Попробуйте без пяти минут в пятьдесят лет стать вторым помощником на вовсе не знакомом судне, с незнакомой аппаратурой и незнакомыми людьми. Уверяю вас, это кое в чем труднее капитанства. Да истеричная женщина плешь переела воплями типа: «Когда же наконец уйдете от Антарктиды такое долгое странствие возвращайся скорее мой милый надо ехать на солнышко…»
Но в этом безумном решении — пересадке на «Сомова» — сыграло роль и то, что я поймал себя на апатии. «Не идет» рецензия на книгу М. М.? — черт с ней! Товарищ Ямкин не пустил с судна на Мирный? — черт с ними: и с Мирным, и с Ямкиным!.. В этих «черт с ним» пропечатывается что-то грызущее меня, мучающее. И я вспомнил трехтомник Щедрина, купленный когда-то в Мурманске, и как я читал беспощадного сатирика, наблюдая одновременно Фому Фомича Фомичева на фоне морей Арктики. «Нет злее тревоги, как тревога апатии, — писал сатирик, — несмотря на то, что выражения „тревога“ и „апатия“ на первый взгляд кажутся несовместимыми. Если вы видите перед собой человека ленивого и вялого, не думайте, что эта вялость равносильна отсутствию тревог. В этом-то именно субъекте и свила тревога настоящее гнездо свое. Он тревожится постоянно; тревожится и за то, что не сделал, и за то, что ему еще предстоит сделать…»
Вот я и решил перешибить апатию, оказавшись на «Сомове» с книгой М. М. под мышкой. Небось, напишется рецензия, когда рецензент попадет в такую уж сверхэкзотическую ситуацию.
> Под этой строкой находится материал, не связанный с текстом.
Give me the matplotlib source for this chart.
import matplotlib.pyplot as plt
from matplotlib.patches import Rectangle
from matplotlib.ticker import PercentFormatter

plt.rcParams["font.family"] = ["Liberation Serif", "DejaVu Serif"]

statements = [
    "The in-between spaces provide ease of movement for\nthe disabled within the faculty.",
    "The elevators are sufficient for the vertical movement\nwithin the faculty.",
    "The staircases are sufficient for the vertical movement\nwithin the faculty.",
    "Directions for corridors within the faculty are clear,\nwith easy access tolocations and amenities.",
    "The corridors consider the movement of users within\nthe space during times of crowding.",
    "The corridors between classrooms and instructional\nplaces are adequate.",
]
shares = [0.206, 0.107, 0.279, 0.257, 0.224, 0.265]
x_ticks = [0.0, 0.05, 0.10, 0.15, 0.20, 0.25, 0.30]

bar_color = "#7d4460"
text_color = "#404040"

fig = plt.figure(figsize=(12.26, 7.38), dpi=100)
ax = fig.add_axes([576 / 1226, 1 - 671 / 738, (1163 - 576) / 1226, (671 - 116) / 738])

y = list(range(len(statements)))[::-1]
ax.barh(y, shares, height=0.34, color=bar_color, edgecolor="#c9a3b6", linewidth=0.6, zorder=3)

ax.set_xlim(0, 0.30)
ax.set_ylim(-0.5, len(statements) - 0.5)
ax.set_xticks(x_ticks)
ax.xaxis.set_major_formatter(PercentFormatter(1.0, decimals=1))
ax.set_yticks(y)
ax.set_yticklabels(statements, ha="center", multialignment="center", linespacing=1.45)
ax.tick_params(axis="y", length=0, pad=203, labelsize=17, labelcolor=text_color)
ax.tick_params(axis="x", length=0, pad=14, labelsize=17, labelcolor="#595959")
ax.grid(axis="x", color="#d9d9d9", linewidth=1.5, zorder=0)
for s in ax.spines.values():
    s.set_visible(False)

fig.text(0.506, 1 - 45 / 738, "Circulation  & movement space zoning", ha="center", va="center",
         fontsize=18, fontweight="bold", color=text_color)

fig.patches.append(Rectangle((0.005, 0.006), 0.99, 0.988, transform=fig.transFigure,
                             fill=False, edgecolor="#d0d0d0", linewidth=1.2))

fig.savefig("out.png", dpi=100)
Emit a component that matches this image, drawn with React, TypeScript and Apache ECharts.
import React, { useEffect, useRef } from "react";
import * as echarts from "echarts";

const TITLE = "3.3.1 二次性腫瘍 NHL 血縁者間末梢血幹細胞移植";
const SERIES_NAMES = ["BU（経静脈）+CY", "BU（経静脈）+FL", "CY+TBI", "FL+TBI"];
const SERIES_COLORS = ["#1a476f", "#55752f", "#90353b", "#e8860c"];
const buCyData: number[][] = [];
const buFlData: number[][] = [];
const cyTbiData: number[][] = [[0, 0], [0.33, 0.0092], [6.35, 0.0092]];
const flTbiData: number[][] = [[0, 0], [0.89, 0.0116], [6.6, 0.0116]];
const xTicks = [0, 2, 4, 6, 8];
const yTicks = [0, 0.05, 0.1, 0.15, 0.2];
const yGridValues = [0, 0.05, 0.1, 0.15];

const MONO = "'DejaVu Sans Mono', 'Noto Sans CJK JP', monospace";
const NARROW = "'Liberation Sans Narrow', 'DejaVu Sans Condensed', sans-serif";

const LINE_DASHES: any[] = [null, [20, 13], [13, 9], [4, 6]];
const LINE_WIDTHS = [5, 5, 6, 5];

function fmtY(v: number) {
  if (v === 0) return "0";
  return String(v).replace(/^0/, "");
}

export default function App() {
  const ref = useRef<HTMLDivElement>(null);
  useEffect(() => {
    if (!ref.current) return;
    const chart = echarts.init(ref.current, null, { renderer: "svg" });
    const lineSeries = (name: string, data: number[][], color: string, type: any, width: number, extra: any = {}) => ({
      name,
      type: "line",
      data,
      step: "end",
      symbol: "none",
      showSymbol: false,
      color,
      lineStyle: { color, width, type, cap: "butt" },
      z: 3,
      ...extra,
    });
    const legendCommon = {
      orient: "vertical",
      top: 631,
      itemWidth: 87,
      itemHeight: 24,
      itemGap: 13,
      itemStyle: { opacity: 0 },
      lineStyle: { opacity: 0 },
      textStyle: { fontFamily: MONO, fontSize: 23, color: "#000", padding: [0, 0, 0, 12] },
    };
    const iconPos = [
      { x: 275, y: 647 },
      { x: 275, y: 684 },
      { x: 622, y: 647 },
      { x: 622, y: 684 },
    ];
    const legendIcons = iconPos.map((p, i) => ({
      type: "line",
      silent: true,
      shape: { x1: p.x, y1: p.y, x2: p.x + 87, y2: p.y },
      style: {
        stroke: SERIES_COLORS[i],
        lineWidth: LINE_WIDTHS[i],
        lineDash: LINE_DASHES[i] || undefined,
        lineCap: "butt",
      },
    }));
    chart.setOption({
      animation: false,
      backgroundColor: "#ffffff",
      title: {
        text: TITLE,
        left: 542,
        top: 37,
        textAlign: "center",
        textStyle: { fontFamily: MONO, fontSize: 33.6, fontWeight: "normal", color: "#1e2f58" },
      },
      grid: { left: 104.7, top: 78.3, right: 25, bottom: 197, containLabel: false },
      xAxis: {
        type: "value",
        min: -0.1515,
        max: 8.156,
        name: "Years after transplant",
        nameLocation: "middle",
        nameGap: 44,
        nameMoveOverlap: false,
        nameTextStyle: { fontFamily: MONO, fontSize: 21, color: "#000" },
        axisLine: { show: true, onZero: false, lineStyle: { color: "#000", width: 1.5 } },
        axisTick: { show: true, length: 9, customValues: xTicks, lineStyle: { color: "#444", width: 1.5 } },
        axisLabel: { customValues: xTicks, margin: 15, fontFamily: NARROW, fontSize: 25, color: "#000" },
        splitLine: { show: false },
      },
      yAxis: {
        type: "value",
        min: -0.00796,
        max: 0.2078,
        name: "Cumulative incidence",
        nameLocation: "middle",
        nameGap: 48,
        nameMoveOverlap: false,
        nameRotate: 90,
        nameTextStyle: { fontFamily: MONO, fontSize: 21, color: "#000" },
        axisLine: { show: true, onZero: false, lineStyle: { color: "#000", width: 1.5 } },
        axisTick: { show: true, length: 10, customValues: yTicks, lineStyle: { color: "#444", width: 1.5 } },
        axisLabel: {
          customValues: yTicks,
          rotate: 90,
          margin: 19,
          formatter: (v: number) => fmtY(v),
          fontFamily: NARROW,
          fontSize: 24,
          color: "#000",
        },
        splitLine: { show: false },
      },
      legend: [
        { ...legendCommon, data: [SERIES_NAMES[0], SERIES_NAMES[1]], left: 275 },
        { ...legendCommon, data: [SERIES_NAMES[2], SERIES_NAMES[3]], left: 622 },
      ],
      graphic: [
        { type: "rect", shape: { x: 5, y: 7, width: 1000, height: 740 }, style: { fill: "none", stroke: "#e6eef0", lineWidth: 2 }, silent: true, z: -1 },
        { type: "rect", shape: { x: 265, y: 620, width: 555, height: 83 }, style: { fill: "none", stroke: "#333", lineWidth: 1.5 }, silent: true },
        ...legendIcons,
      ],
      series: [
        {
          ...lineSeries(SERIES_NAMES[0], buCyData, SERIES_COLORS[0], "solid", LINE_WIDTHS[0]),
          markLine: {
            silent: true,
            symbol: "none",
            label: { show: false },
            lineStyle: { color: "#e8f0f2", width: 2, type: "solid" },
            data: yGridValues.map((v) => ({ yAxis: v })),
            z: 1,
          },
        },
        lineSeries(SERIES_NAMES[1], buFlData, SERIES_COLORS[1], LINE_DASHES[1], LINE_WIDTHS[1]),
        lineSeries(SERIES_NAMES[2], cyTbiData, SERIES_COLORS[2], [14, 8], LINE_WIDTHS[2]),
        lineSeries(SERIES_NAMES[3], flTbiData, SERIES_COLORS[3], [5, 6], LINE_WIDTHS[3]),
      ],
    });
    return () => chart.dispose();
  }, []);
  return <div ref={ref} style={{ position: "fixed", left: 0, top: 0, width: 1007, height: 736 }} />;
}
А то появляются подозрительные мечты, как, вернувшись нынче к родным берегам, брошу навсегда плавать, остепенюсь, начну новую прекрасную жизнь без вина и сигарет, с обязательными променадами, зарядкой, породистой собакой, с новенькими «Жигулями» и тихой работой над семейным романом-эпопеей. Чаще такие благолепные мысли возникают при общении с людьми прошлого века. Толстым, например. В ином ритме они жили. К сожалению, века заднего хода не имеют. И потому внутри — улетающее в шахту лифта: «Чепу-ха-а-а…»
Это словечко из анекдота, который привезли на судно зимовщики. Анекдот-то простенький, но быстро внедрился в среду судоводителей и механиков: какой-то деловито-шустрый дядя хватается за дверцу лифта на тридцать первом этаже небоскреба. Мальчик-лифтер: «Господин! Лифт не работает!» Господин пренебрежительно машет рукой и шагает в пустую шахту. Оттуда, затухая, доносится: «Чепуха-а-а…»
Ну, доносится несколько другое слово. Однако суть едина: все на свете чепуха, включая полет с тридцать первого этажа.
Отзимовавшие товарищи, попав на судно, несколько дней болеют одинаковой болезнью. Им как-то неуютно и скучно в каютах. Они выходят из жилищ в коридор и становятся у стенки (в любую качку). И в упор рассматривают проходящих мимо незнакомцев — точь-в-точь крестьянские детишки из глубинки возле столичного дачника в шортах. Только пальцы не сосут.